David,

Sorry for the late and short reply. You have already said most of what I wanted to say by now :)
I think we should definitely go for it.

I am still wondering if we should still keep the "old" ESME too?
Or will it be an either or situation?

And regarding this:
" I could conceivably refocus on G2 (but I do want to know more details) and let the UI masters work their magic." -- at the moment we don't have any UI masters on the team, which is turning into a *serious* problem.
Anyone know a UI developer with free time on his hands?

/Anne


On 5. aug.. 2009, at 17.27, David Pollak wrote:

On Wed, Aug 5, 2009 at 7:57 AM, Vassil Dichev <[email protected]> wrote:

Darren,
I fully agree with you. I have no plans to make ESME harder to use. At
its
core, it's a micro-messaging system. On the other hand, I do want to
make
it easier for people who are not Scala developers with access to the ESME source code to build applications on top of ESME. I view this class of
user
as similar to "Excel power users."  But Excel power users often
distribute
spreadsheets to their co-workers that allow the non-power-users to get
something new done.

If it's too complicated, there could be a plugin/version "extra
actions" the way there are separate formula packages for Excel.
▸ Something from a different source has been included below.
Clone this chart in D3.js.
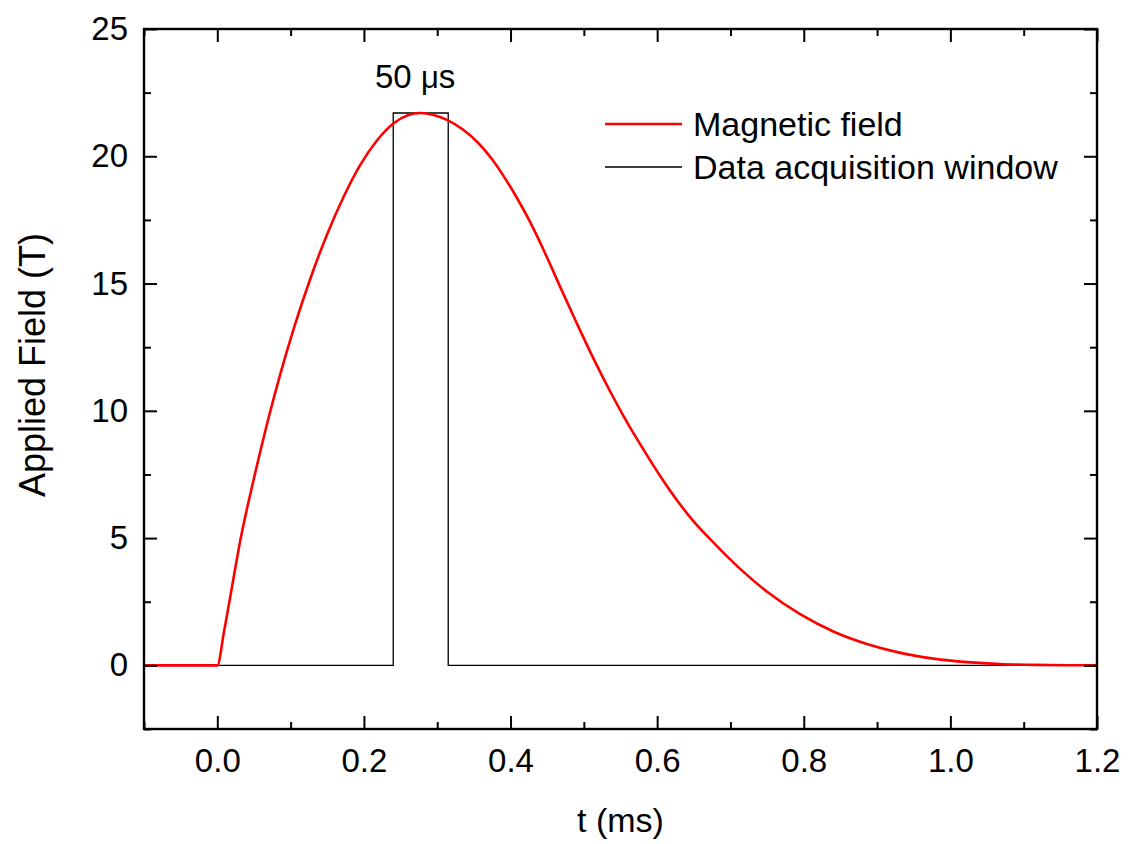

Yeah... there has to be layered template libraries available to the power
users.  This is part of the business model that I'm thinking about...
basically... an eco-system (marketplace, app store) for composable elements.




For complex tasks like this, tooling matters. It should be easy to
compose/debug.


Yes. I've been thinking about "play this range of updates" or "single-step
this range of updates" so you can see what would happen if you applied
certain transformations/accumulations.


ESME has some similarities to Yahoo!Pipes- both reroute
and transform pieces of text, but in a different context. However,
Yahoo!Pipes makes it easy to assemble components graphically like Lego pieces, thereby ensuring that inappropriate pieces don't fit together.


Yep.  Yahoo! Pipes is a great visual builder... but it also feels very
"push" rather than "reach into the ether and find what I'm looking for."